>>>>>

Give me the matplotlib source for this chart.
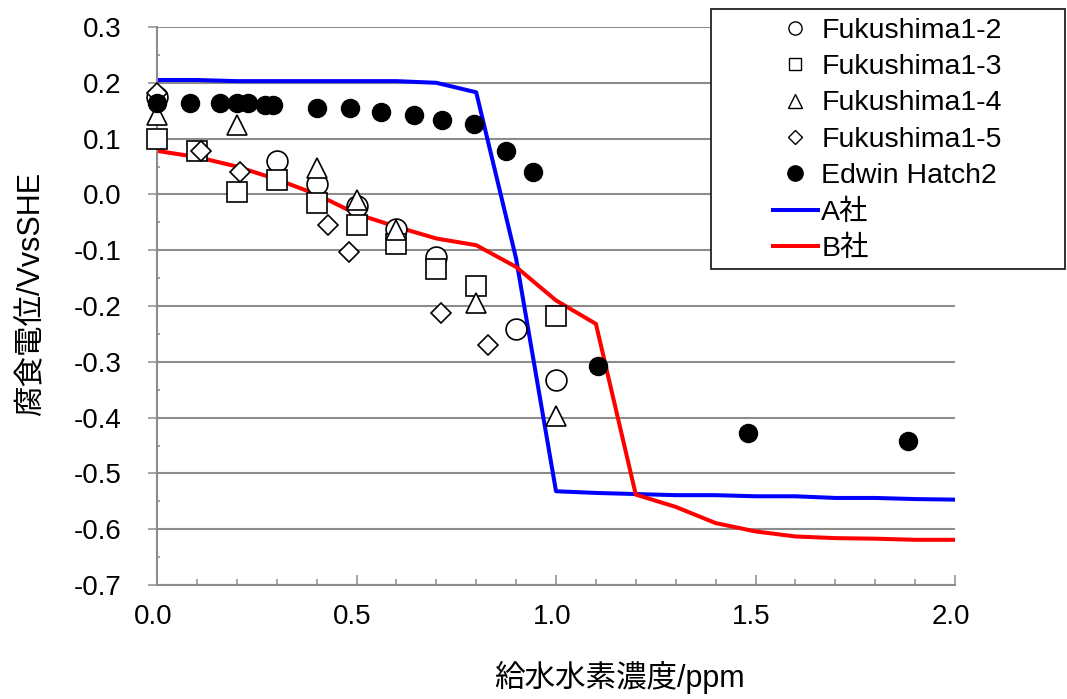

<<<<<
>>>>>

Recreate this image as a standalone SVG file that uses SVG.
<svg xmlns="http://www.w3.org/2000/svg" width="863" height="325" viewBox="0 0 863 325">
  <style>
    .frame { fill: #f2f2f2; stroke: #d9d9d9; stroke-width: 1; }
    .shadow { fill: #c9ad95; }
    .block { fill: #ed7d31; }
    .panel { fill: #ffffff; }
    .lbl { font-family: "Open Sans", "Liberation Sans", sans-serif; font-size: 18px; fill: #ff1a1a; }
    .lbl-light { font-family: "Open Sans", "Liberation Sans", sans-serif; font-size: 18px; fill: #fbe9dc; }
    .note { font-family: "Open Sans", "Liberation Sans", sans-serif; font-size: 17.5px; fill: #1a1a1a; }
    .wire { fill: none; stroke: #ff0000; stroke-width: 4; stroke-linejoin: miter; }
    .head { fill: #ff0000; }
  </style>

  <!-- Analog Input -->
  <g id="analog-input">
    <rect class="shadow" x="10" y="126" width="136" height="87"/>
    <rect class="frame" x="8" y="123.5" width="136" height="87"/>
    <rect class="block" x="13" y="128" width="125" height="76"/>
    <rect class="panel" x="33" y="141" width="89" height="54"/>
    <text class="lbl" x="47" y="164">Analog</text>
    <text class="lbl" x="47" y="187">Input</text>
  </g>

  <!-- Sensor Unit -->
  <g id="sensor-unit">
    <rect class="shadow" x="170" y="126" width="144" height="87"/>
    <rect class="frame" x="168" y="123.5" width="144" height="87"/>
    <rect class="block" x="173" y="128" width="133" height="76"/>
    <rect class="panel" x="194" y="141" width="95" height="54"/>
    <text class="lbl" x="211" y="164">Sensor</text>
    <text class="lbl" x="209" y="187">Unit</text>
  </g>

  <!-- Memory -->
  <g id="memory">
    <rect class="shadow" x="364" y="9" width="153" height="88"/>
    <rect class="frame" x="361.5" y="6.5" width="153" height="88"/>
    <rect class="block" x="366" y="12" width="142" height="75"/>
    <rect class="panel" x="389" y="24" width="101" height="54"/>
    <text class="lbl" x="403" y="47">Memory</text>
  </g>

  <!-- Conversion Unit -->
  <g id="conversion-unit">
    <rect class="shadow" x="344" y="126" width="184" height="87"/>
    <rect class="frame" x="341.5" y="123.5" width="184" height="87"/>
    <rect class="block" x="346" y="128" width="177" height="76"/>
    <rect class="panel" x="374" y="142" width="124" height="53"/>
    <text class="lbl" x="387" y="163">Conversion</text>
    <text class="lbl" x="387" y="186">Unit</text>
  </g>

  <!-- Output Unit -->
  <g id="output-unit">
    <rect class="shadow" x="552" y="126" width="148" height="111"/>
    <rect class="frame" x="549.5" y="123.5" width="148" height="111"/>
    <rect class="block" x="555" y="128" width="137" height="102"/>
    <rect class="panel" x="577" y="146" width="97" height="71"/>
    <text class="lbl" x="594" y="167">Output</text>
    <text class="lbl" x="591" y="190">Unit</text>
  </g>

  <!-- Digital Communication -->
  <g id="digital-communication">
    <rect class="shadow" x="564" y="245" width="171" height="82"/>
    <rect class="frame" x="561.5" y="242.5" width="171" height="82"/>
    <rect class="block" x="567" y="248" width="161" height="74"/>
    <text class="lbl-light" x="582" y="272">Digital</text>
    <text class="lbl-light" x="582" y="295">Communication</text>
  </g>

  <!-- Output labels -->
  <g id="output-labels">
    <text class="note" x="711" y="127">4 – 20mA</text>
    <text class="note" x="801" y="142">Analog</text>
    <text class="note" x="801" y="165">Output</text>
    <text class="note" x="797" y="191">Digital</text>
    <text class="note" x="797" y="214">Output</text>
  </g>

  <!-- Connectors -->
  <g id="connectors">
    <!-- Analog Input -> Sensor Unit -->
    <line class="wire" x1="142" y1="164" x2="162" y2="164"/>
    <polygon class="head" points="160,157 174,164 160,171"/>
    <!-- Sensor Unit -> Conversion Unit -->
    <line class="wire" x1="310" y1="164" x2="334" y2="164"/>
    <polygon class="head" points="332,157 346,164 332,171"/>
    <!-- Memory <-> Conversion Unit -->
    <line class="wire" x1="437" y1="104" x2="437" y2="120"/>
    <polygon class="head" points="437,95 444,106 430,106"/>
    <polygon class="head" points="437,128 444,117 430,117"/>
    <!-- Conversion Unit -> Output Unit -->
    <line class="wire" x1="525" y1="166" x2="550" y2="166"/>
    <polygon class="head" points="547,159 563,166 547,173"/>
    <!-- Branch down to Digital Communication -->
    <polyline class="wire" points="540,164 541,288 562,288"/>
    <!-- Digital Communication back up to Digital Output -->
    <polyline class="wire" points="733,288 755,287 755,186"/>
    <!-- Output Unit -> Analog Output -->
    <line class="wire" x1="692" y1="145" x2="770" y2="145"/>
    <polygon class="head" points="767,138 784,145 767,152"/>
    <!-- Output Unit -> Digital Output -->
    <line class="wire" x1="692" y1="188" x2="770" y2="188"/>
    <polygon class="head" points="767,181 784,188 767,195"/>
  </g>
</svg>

<<<<<

## DIRECTION:
Identify and extract each line of the listing that contains "this".

## COMPLETED EXERCISE:
Give me the matplotlib source for this chart.
Recreate this image as a standalone SVG file that uses SVG.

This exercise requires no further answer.